In light of the rulings above, the Court finds that Judge Wilkerson's failure to consider plaintiffs' waiver argument with respect to Exhibit 48 was clearly erroneous. Accordingly, it hereby sets aside his ruling on Exhibit 48. The Court declines to reconsider Judge Wilkerson's ruling with respect to the remaining 13 documents.
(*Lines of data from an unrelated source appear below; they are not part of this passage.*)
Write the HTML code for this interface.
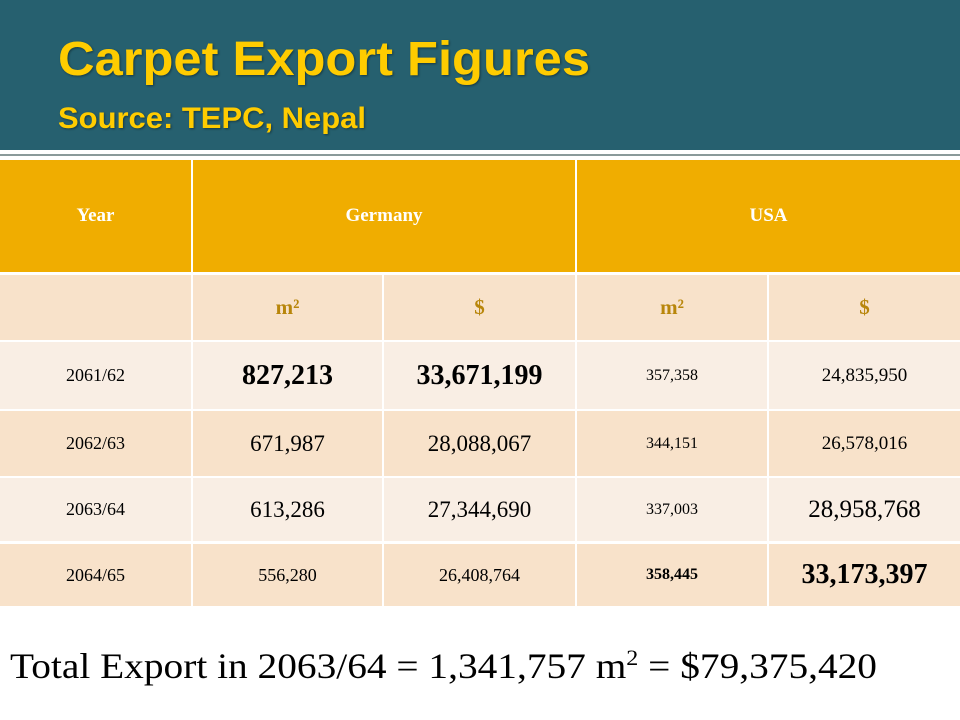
<!DOCTYPE html>
<html><head><meta charset="utf-8">
<style>
body{margin:0;width:960px;height:720px;position:relative;background:#fff;overflow:hidden;font-family:"Liberation Serif",serif}
.hdr{position:absolute;left:0;top:0;width:960px;height:150px;background:#26606f}
.ln1{position:absolute;left:0;top:154px;width:960px;height:2px;background:#8a9a9a}
.t{position:absolute;white-space:nowrap;transform-origin:0 0;color:#ffcc00;font-family:"Liberation Sans",sans-serif;font-weight:bold;text-shadow:1px 1px 2px rgba(0,0,0,.4)}
.c{position:absolute;display:flex;align-items:center;justify-content:center;font-family:"Liberation Serif",serif;color:#000;font-size:18px}
.h{background:#f0ad00;color:#fff;font-weight:bold;font-size:19px}
.s{background:#f8e2ca;color:#b8860b;font-weight:bold;font-size:21px}
.l{background:#f9eee4}.d{background:#f8e2ca}
.big{font-size:26px}.bb{font-size:28px;font-weight:bold}
</style></head><body>
<div class="hdr"></div>
<div class="ln1"></div>
<div class="t fit" data-w="532" style="left:58px;top:32px;font-size:48px">Carpet Export Figures</div>
<div class="t fit" data-w="308" style="left:58px;top:102px;font-size:30px">Source: TEPC, Nepal</div>

<div class="c h" style="left:0;top:160px;width:191px;height:112px">Year</div>
<div class="c h" style="left:193px;top:160px;width:382px;height:112px">Germany</div>
<div class="c h" style="left:577px;top:160px;width:383px;height:112px">USA</div>

<div class="c s" style="left:0;top:275px;width:191px;height:65px"></div>
<div class="c s" style="left:193px;top:275px;width:189px;height:65px">m²</div>
<div class="c s" style="left:384px;top:275px;width:191px;height:65px">$</div>
<div class="c s" style="left:577px;top:275px;width:190px;height:65px">m²</div>
<div class="c s" style="left:769px;top:275px;width:191px;height:65px">$</div>

<div class="c l" style="left:0;top:342px;width:191px;height:67px">2061/62</div>
<div class="c l bb" style="left:193px;top:342px;width:189px;height:67px">827,213</div>
<div class="c l bb" style="left:384px;top:342px;width:191px;height:67px">33,671,199</div>
<div class="c l" style="left:577px;top:342px;width:190px;height:67px;font-size:16px">357,358</div>
<div class="c l" style="left:769px;top:342px;width:191px;height:67px;font-size:19px">24,835,950</div>

<div class="c d" style="left:0;top:411px;width:191px;height:65px">2062/63</div>
<div class="c d" style="left:193px;top:411px;width:189px;height:65px;font-size:23px">671,987</div>
<div class="c d" style="left:384px;top:411px;width:191px;height:65px;font-size:23px">28,088,067</div>
<div class="c d" style="left:577px;top:411px;width:190px;height:65px;font-size:16px">344,151</div>
<div class="c d" style="left:769px;top:411px;width:191px;height:65px;font-size:19px">26,578,016</div>

<div class="c l" style="left:0;top:478px;width:191px;height:63px">2063/64</div>
<div class="c l" style="left:193px;top:478px;width:189px;height:63px;font-size:23px">613,286</div>
<div class="c l" style="left:384px;top:478px;width:191px;height:63px;font-size:23px">27,344,690</div>
<div class="c l" style="left:577px;top:478px;width:190px;height:63px;font-size:16px">337,003</div>
<div class="c l" style="left:769px;top:478px;width:191px;height:63px;font-size:25px">28,958,768</div>

<div class="c d" style="left:0;top:544px;width:191px;height:62px">2064/65</div>
<div class="c d" style="left:193px;top:544px;width:189px;height:62px">556,280</div>
<div class="c d" style="left:384px;top:544px;width:191px;height:62px">26,408,764</div>
<div class="c d" style="left:577px;top:544px;width:190px;height:62px;font-size:16px;font-weight:bold">358,445</div>
<div class="c d bb" style="left:769px;top:544px;width:191px;height:62px">33,173,397</div>

<div class="t fit" data-w="867" style="left:10px;top:645px;font-size:36px;color:#000;font-family:'Liberation Serif',serif;font-weight:normal;text-shadow:none">Total Export in 2063/64 = 1,341,757 m<sup style="font-size:22px">2</sup> = $79,375,420</div>
<script>
document.querySelectorAll('.fit').forEach(function(e){
  var w=e.getBoundingClientRect().width, t=+e.getAttribute('data-w');
  if(w>0) e.style.transform='scaleX('+(t/w)+')';
});
</script>
</body></html>
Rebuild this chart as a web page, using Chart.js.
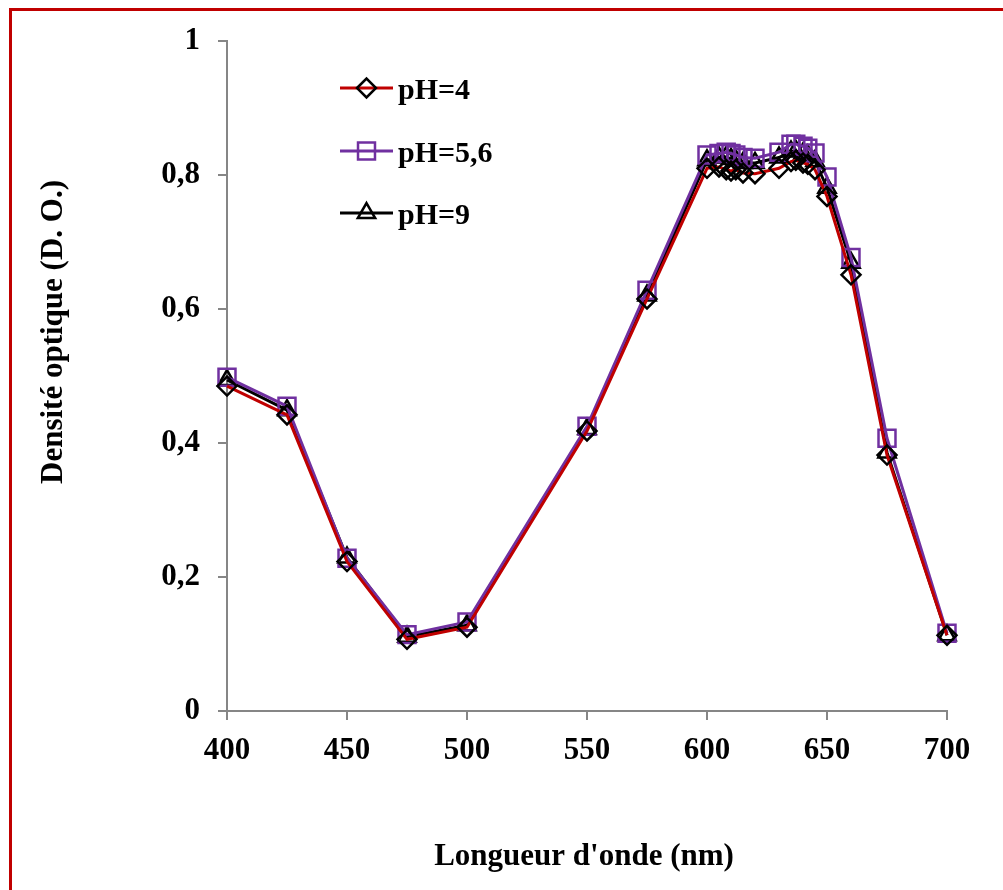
<!DOCTYPE html>
<html>
<head>
<meta charset="utf-8">
<script src="https://cdn.jsdelivr.net/npm/chart.js@4/dist/chart.umd.min.js"></script>
<style>
  html, body { margin: 0; padding: 0; background: #fff; overflow: hidden; }
  #frame { position: absolute; left: 9px; top: 8px; width: 1100px; height: 1000px; border: 3px solid #c00000; }
  #chart { position: absolute; left: 0; top: 0; }
</style>
</head>
<body>
<div id="frame"></div>
<canvas id="chart" width="1003" height="890"></canvas>
<script>
// wavelength (nm) and optical density for each pH
const wavelengths = [400, 425, 450, 475, 500, 550, 575, 600, 605, 608, 610, 612, 615, 620, 630, 635, 637, 640, 642, 645, 650, 660, 675, 700];
const odPH4  = [0.485, 0.442, 0.223, 0.107, 0.125, 0.418, 0.615, 0.810, 0.812, 0.808, 0.806, 0.808, 0.803, 0.802, 0.810, 0.820, 0.822, 0.818, 0.816, 0.808, 0.768, 0.651, 0.382, 0.113];
const odPH56 = [0.498, 0.455, 0.228, 0.114, 0.133, 0.425, 0.628, 0.830, 0.832, 0.834, 0.832, 0.830, 0.826, 0.825, 0.834, 0.846, 0.846, 0.843, 0.840, 0.833, 0.797, 0.677, 0.407, 0.116];
const odPH9  = [0.494, 0.449, 0.229, 0.111, 0.128, 0.421, 0.620, 0.822, 0.826, 0.827, 0.824, 0.822, 0.818, 0.818, 0.826, 0.835, 0.836, 0.832, 0.829, 0.821, 0.781, 0.669, 0.386, 0.113];
const seriesLabels = ['pH=4', 'pH=5,6', 'pH=9'];
const xTitle = "Longueur d'onde (nm)";
const yTitle = 'Densité optique (D. O.)';

const serif = "'Liberation Serif', 'Times New Roman', serif";
const axisGray = '#868686';

const toPoints = (ys) => ys.map((y, i) => ({ x: wavelengths[i], y: y }));

const styles = [
    { line: '#c00000', marker: '#000000', shape: 'rectRot', radius: 9.5 },
    { line: '#7030a0', marker: '#7030a0', shape: 'rect', radius: 12 },
    { line: '#000000', marker: '#000000', shape: 'triangle', radius: 10 }
];
const seriesData = [odPH4, odPH56, odPH9];

// Excel-like legend and axis titles
const decorPlugin = {
    id: 'decor',
    afterDraw(chart) {
        const c = chart.ctx;
        c.save();
        // legend
        const rows = [88, 151, 213];
        seriesLabels.forEach((label, i) => {
            const st = styles[i];
            const y = rows[i];
            c.strokeStyle = st.line;
            c.lineWidth = 3;
            c.beginPath();
            c.moveTo(340, y);
            c.lineTo(393, y);
            c.stroke();
            c.strokeStyle = st.marker;
            c.fillStyle = 'rgba(0,0,0,0)';
            c.lineWidth = 2.5;
            Chart.helpers.drawPoint(c, { pointStyle: st.shape, radius: st.radius, borderWidth: 2.5 }, 366.5, y);
            c.fillStyle = '#000';
            c.font = 'bold 30px ' + serif;
            c.textAlign = 'left';
            c.textBaseline = 'alphabetic';
            c.fillText(label, 398, y + 11);
        });
        // axis titles
        c.font = 'bold 31px ' + serif;
        c.fillStyle = '#000';
        c.textAlign = 'center';
        c.textBaseline = 'alphabetic';
        c.fillText(xTitle, 584, 865);
        c.translate(62, 332);
        c.rotate(-Math.PI / 2);
        c.fillText(yTitle, 0, 0);
        c.restore();
    }
};

new Chart(document.getElementById('chart'), {
    type: 'line',
    data: {
        datasets: seriesData.map((ys, i) => ({
            label: seriesLabels[i],
            data: toPoints(ys),
            borderColor: styles[i].line,
            borderWidth: 3,
            pointStyle: styles[i].shape,
            pointRadius: styles[i].radius,
            pointBorderColor: styles[i].marker,
            pointBorderWidth: 2.5,
            pointBackgroundColor: 'rgba(0,0,0,0)',
            tension: 0,
            fill: false,
            clip: false
        }))
    },
    options: {
        responsive: false,
        animation: false,
        layout: { padding: { left: 0, right: 56, top: 41, bottom: 0 } },
        plugins: { legend: { display: false }, tooltip: { enabled: false } },
        scales: {
            x: {
                type: 'linear',
                min: 400,
                max: 700,
                afterFit: (s) => { s.height = 179; },
                ticks: { stepSize: 50, color: '#000', padding: 12, font: { family: serif, size: 31, weight: 'bold' } },
                grid: { drawOnChartArea: false, tickLength: 9, color: axisGray, lineWidth: 2 },
                border: { color: axisGray, width: 2 }
            },
            y: {
                min: 0,
                max: 1,
                afterFit: (s) => { s.width = 227; },
                ticks: {
                    stepSize: 0.2,
                    color: '#000',
                    padding: 18,
                    font: { family: serif, size: 31, weight: 'bold' },
                    callback: (v) => String(Math.round(v * 10) / 10).replace('.', ',')
                },
                grid: { drawOnChartArea: false, tickLength: 9, color: axisGray, lineWidth: 2 },
                border: { color: axisGray, width: 2 }
            }
        }
    },
    plugins: [decorPlugin]
});
</script>
</body>
</html>
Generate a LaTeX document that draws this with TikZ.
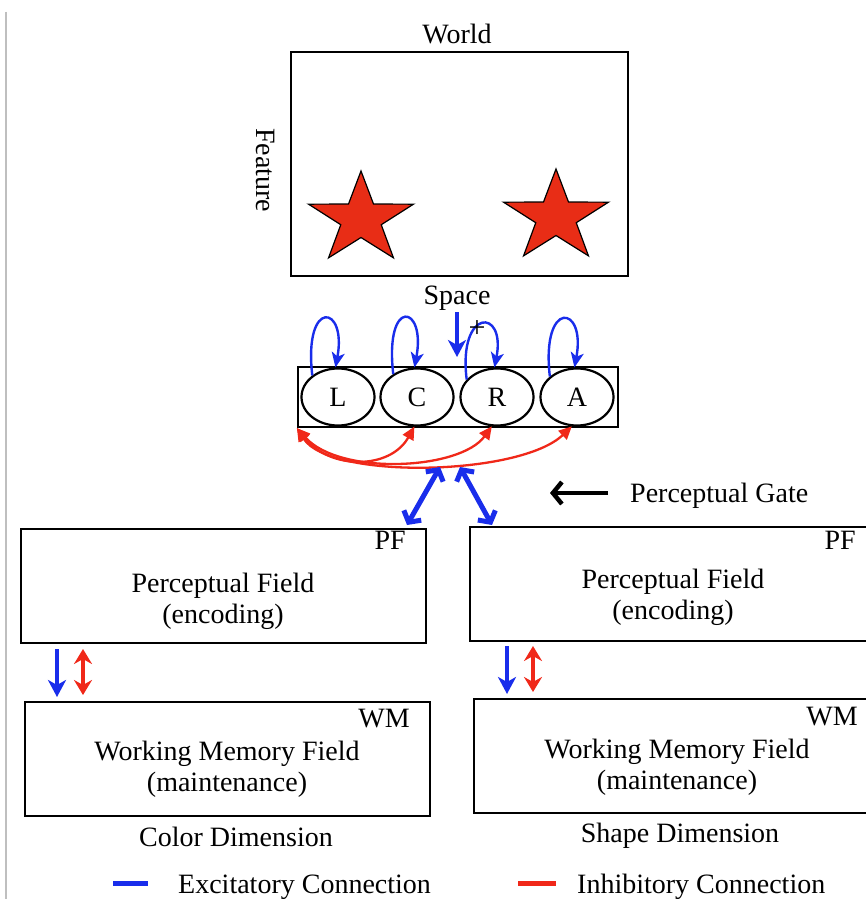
\documentclass[tikz,border=0pt]{standalone}
\usepackage{fontspec}
\setmainfont{Liberation Serif}
\usetikzlibrary{shapes.geometric,arrows.meta,calc}
\definecolor{exblue}{RGB}{25,45,235}
\definecolor{inred}{RGB}{240,40,25}
\definecolor{starred}{RGB}{232,45,22}
\begin{document}
\begin{tikzpicture}[x=1pt,y=-1pt,
  font=\fontsize{28}{31}\selectfont,
  fieldbox/.style={draw, line width=2.2pt, inner sep=0pt},
  unit/.style={draw, ellipse, line width=2.2pt, minimum width=73pt, minimum height=57pt, inner sep=0pt},
  txt/.style={inner sep=2pt, align=center},
  selfloop/.style={exblue, line width=2.4pt, -{Stealth[length=15pt,width=13pt,inset=4pt]}},
  inhib/.style={inred, line width=2.3pt, {Triangle[length=13pt,width=12pt]}-{Triangle[length=13pt,width=12pt]}},
  gatearr/.style={exblue, line width=5pt, {Straight Barb[length=8pt,width=20pt]}-{Straight Barb[length=8pt,width=20pt]}},
  downarr/.style={exblue, line width=4.5pt, -{Stealth[length=17pt,width=18pt,inset=5pt]}},
  dblred/.style={inred, line width=4.5pt, {Stealth[length=15pt,width=18pt,inset=5pt]}-{Stealth[length=15pt,width=18pt,inset=5pt]}},
  starsty/.style={draw=black, line width=1.2pt, fill=starred, line join=miter},
  legline/.style={line width=5pt}
]
\useasboundingbox (0,0) rectangle (866,899);
\fill[white] (0,0) rectangle (866,899);
% faint left border
\draw[black!25, line width=1.2pt] (6,12) -- (6,899);

% World
\node[fieldbox, minimum width=337pt, minimum height=224pt] (world) at (459.5,164) {};
\node[txt, anchor=base] (worldlbl) at (457,44) {World};
\node[txt, rotate=-90] (feature) at (266,170) {Feature};
\node[txt, anchor=base] (space) at (457,304) {Space};

% stars
\begin{scope}[shift={(361,219)}, x=1.15pt, y=1pt]
\draw[starsty] (90:48) -- (126:18.5) -- (162:48) -- (198:18.5) -- (234:48) -- (270:18.5) -- (306:48) -- (342:18.5) -- (18:48) -- (54:18.5) -- cycle;
\end{scope}
\begin{scope}[shift={(556,217)}, x=1.15pt, y=1pt]
\draw[starsty] (90:48) -- (126:18.5) -- (162:48) -- (198:18.5) -- (234:48) -- (270:18.5) -- (306:48) -- (342:18.5) -- (18:48) -- (54:18.5) -- cycle;
\end{scope}

% LCRA
\node[fieldbox, minimum width=320pt, minimum height=60pt] (lcra) at (458,397) {};
\node[unit] (L) at (338,397) {L};
\node[unit] (C) at (417,397) {C};
\node[unit] (R) at (497,397) {R};
\node[unit] (A) at (577,397) {A};

\draw[selfloop] (L.140) .. controls +(-9,-78) and +(12,-63) .. (L.95);
\draw[selfloop] (C.136) .. controls +(-9,-78) and +(12,-63) .. (C.95);
\draw[selfloop] (R.150) .. controls +(-9,-72) and +(12,-60) .. (R.95);
\draw[selfloop] (A.143) .. controls +(-9,-78) and +(12,-63) .. (A.95);

\node[inner sep=0pt, font=\fontsize{30}{32}\selectfont] (plus) at (477,329) {+};

\coordinate (spacetip) at (457,357);
\draw[exblue, line width=4.5pt, -{Stealth[length=17pt,width=18pt,inset=5pt]}] (space.south) -- (spacetip);

% inhibitory arcs
\draw[inhib] (lcra.south west) .. controls (330,470) and (390,470) .. (C.265);
\draw[inhib] (lcra.south west) .. controls (340,476) and (460,470) .. (R.260);
\draw[inhib] (lcra.south west) .. controls (330,480) and (520,476) .. (A.260);

% perceptual gate
\coordinate (g1a) at (440,467);
\coordinate (g1b) at (407,525);
\coordinate (g2a) at (460,467);
\coordinate (g2b) at (492,525);
\draw[gatearr] (g1a) -- (g1b);
\draw[gatearr] (g2a) -- (g2b);
\node[txt, anchor=base west] (gate) at (628,502) {Perceptual Gate};
\coordinate (gatetip) at (550,493);
\draw[black, line width=4.5pt, -{Straight Barb[length=9pt,width=22pt]}] (608,493) -- (gatetip);

% fields
\node[fieldbox, minimum width=405pt, minimum height=114pt] (pfL) at (223.5,586) {};
\node[fieldbox, minimum width=402pt, minimum height=114pt] (pfR) at (671,584) {};
\node[fieldbox, minimum width=405pt, minimum height=114pt] (wmL) at (227.5,759) {};
\node[fieldbox, minimum width=398pt, minimum height=114pt] (wmR) at (673,756) {};

\node[txt, anchor=base east] (pfLl) at (408,549) {PF};
\node[txt, anchor=base east] (pfRl) at (858,549) {PF};
\node[txt, anchor=base east] (wmLl) at (412,727) {WM};
\node[txt, anchor=base east] (wmRl) at (860,725) {WM};

\node[txt] (pfLt) at (223,601) {Perceptual Field\\(encoding)};
\node[txt] (pfRt) at (673,597) {Perceptual Field\\(encoding)};
\node[txt] (wmLt) at (227,769) {Working Memory Field\\(maintenance)};
\node[txt] (wmRt) at (677,767) {Working Memory Field\\(maintenance)};

% PF -> WM connections
\coordinate (aL1) at (57,649); \coordinate (aL2) at (57,697);
\coordinate (bL1) at (83,649); \coordinate (bL2) at (83,695);
\coordinate (aR1) at (507,646); \coordinate (aR2) at (507,694);
\coordinate (bR1) at (533,646); \coordinate (bR2) at (533,692);
\draw[downarr] (aL1) -- (aL2);
\draw[dblred] (bL1) -- (bL2);
\draw[downarr] (aR1) -- (aR2);
\draw[dblred] (bR1) -- (bR2);

% dimension labels
\node[txt, anchor=base] (colordim) at (236,846) {Color Dimension};
\node[txt, anchor=base] (shapedim) at (680,842) {Shape Dimension};

% legend
\coordinate (lb1) at (113,883); \coordinate (lb2) at (148,883);
\coordinate (lr1) at (518,883); \coordinate (lr2) at (556,883);
\draw[legline, exblue] (lb1) -- (lb2);
\draw[legline, inred] (lr1) -- (lr2);
\node[txt, anchor=base west] (exlbl) at (176,893) {Excitatory Connection};
\node[txt, anchor=base west] (inlbl) at (575,893) {Inhibitory Connection};
\end{tikzpicture}
\end{document}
Several days before the Court heard oral argument on defendants' appeal, the state court found the Cima Group in contempt for failing to comply with the terms of the TRO. The judge ordered the Cima Group to return the Mediation Documents and ordered Attorney Krislov to try to retrieve the originals of the exhibits that plaintiffs attached to their amended complaint from this Court. Krislov asked the Court to release these documents at oral argument. The Court has found no authority supporting a demand of this kind. Therefore, it declines to release these exhibits. Finally, the Court notes that at oral argument the parties reaffirmed their prior agreement that Exhibits 1-7, 10, 14, 17-23, and 30-47 should be unsealed.

V. Conclusion

For the reasons set forth above, the Court AFFIRMS IN PART AND SETS ASIDE IN PART Judge Wilkerson's Order on defendants' motion to strike (Doc. 106). The Court DIRECTS the Clerk of Court to unseal those Exhibits that remain sealed and to make Exhibit 48 part of the public record in this case.